A recent study of CEO’s voices – and they were all male – found that the ones with lower voices made more money than higher-voiced counterparts in other companies. Add that study to the many other such studies about voices and leadership, and you’d be pardoned for freaking out if your voice doesn’t sound like James Earl Jones. How can you possibly succeed?

And I get asked by women clients about voices all the time. If I’m a woman, does that limit my leadership – because my voice is higher than most male voices? If my voice is too low, does that backfire because people think I’m trying to sound like a man – or trying to sound too aggressive? If I have a soprano voice, should I try to lower it? And so on.

Rather than leading to useful insights, all too often these studies have simply made my clients more insecure about their voices. They know that the voice is an important part of public speaking, authority, and leadership – so what do I do to maximize mine?

I wrote in Power Cues about some powerful research and some very practical ways to improve your voice. But as we get ready to launch our first online course on preparing a great presentation, I want to focus on a couple of ways to think about your voice that have more to do with what you say than how you say it. The content, and your attitude toward it, really do come first.

First, figure out what you care about.

Often, when I work with high-powered executives, their handlers will say to me, “We don’t need your help with the content of the speech, just the delivery.” My heart always sinks a little because it immediately tells me two things: I’m dealing with a bureaucracy, and often the executive has problems with the delivery precisely because he or she is uncomfortable with some aspect of the content. It may be as simple as knowing that part of it is bullshit, or it may be as complicated as not really having achieved something that sounds like the executive’s voice.

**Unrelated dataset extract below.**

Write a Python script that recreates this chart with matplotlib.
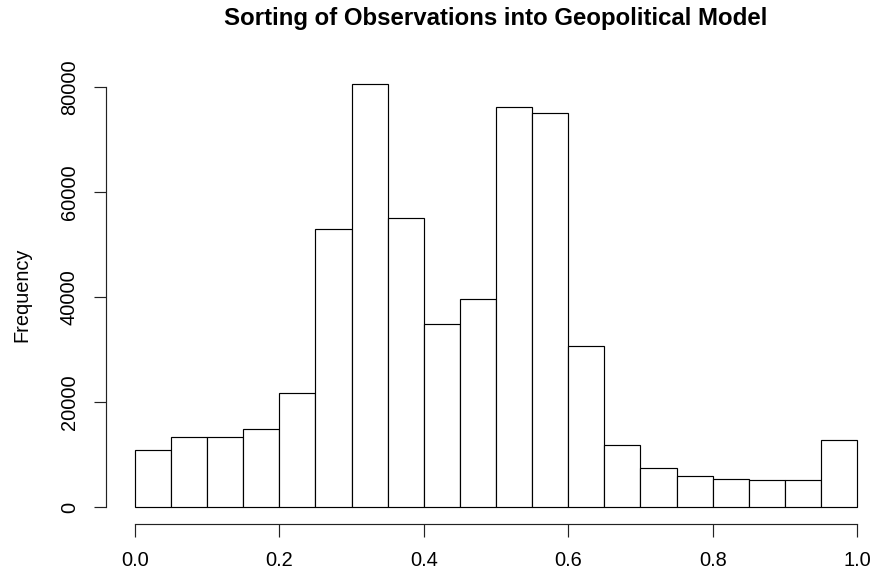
import numpy as np
import matplotlib
matplotlib.use("Agg")
import matplotlib.pyplot as plt

plt.rcParams['font.family'] = ['Liberation Sans', 'DejaVu Sans']

# histogram bins (width 0.05) and counts
bin_left = [0.00, 0.05, 0.10, 0.15, 0.20, 0.25, 0.30, 0.35, 0.40, 0.45,
            0.50, 0.55, 0.60, 0.65, 0.70, 0.75, 0.80, 0.85, 0.90, 0.95]
bin_width = 0.05
counts = [10800, 13400, 13400, 14850, 21650, 52950, 80550, 55050, 34900, 39600,
          76250, 75100, 30650, 11900, 7350, 5950, 5300, 5150, 5150, 12750]

x_ticks = [0.0, 0.2, 0.4, 0.6, 0.8, 1.0]
x_labels = ["0.0", "0.2", "0.4", "0.6", "0.8", "1.0"]
y_ticks = [0, 20000, 40000, 60000, 80000]
y_labels = ["0", "20000", "40000", "60000", "80000"]

W, H = 875, 575
fig = plt.figure(figsize=(W / 100, H / 100), dpi=100)
ax = fig.add_axes([106 / W, (H - 524) / H, 780 / W, (524 - 67) / H])

ax.bar(bin_left, counts, width=bin_width, align='edge',
       facecolor='white', edgecolor='black', linewidth=0.85)

ymax = max(counts)
ax.set_xlim(-0.04, 1.04)
ax.set_ylim(-0.04 * ymax, 1.04 * ymax)

for s in ['top', 'right']:
    ax.spines[s].set_visible(False)
ax.spines['left'].set_bounds(0, 80000)
ax.spines['bottom'].set_bounds(0, 1)
for s in ['left', 'bottom']:
    ax.spines[s].set_linewidth(0.85)
    ax.spines[s].set_color('#222222')

ax.set_xticks(x_ticks)
ax.set_xticklabels(x_labels, fontsize=14.4)
ax.set_yticks(y_ticks)
ax.set_yticklabels(y_labels, fontsize=14.4, rotation=90, va='center')
ax.tick_params(axis='both', direction='out', length=9, width=0.85,
               color='#222222', pad=10.5)

# title centred over the plot region, like R's main title
fig.text(496 / W, (H - 19) / H, "Sorting of Observations into Geopolitical Model",
         fontsize=17.3, fontweight='bold', ha='center', va='center')
fig.text(22 / W, (H - 295) / H, "Frequency", rotation=90,
         fontsize=14.4, ha='center', va='center')

fig.savefig("out.png", dpi=100)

So regardless of whether you’re a high-powered exec or someone elsewhere on the totem pole, you need to be able to get comfortable with the content. That means believing it – and caring about it. If you don’t care deeply about the message, you won’t be able to deliver it with any kind of passion.

That’s the essence of what I teach in the first online course we’ve ever tried. Each of the exercises and models are designed to help you find your passion, your belief, your idea, and craft it into a story that will move the world to action. Let me know how it works for you!

Second, let go of the other voices in your head

. Many things conspire to prevent you from speaking with your true Voice. Most of them are the people who have come before us – our parents, our teachers, our role models. They give advice really meant for themselves, or based on their own experience. It’s rare the advice-giver who can give out advice that isn’t a reflection of their own concerns. Sometimes, that’s even useful, but more often than not, you need to use it and move beyond it.

Then there are the out and out critics, the people from parents on down who tell us we’re no good, or we’re too fat or too thin or too short or too tall. When we carry these memories around in our heads, they get in the way of us speaking with a full voice.

You need to embrace yourself, vocal warts and all.

Third, let your full voice out.

Finally, you have to give yourself permission to speak with your full passion. It’s easier to risk a little than it is to risk a lot. It’s easier to stay quiet than it is to speak up. It’s easier to let out just a bit of yourself than the whole thing. What if someone disagrees? What if someone doesn’t like you? What if someone laughs at you? You have to overcome all those fears in order to speak with your own, unique, fully human voice.

For most of us, it’s a lifetime of development. Why not start now?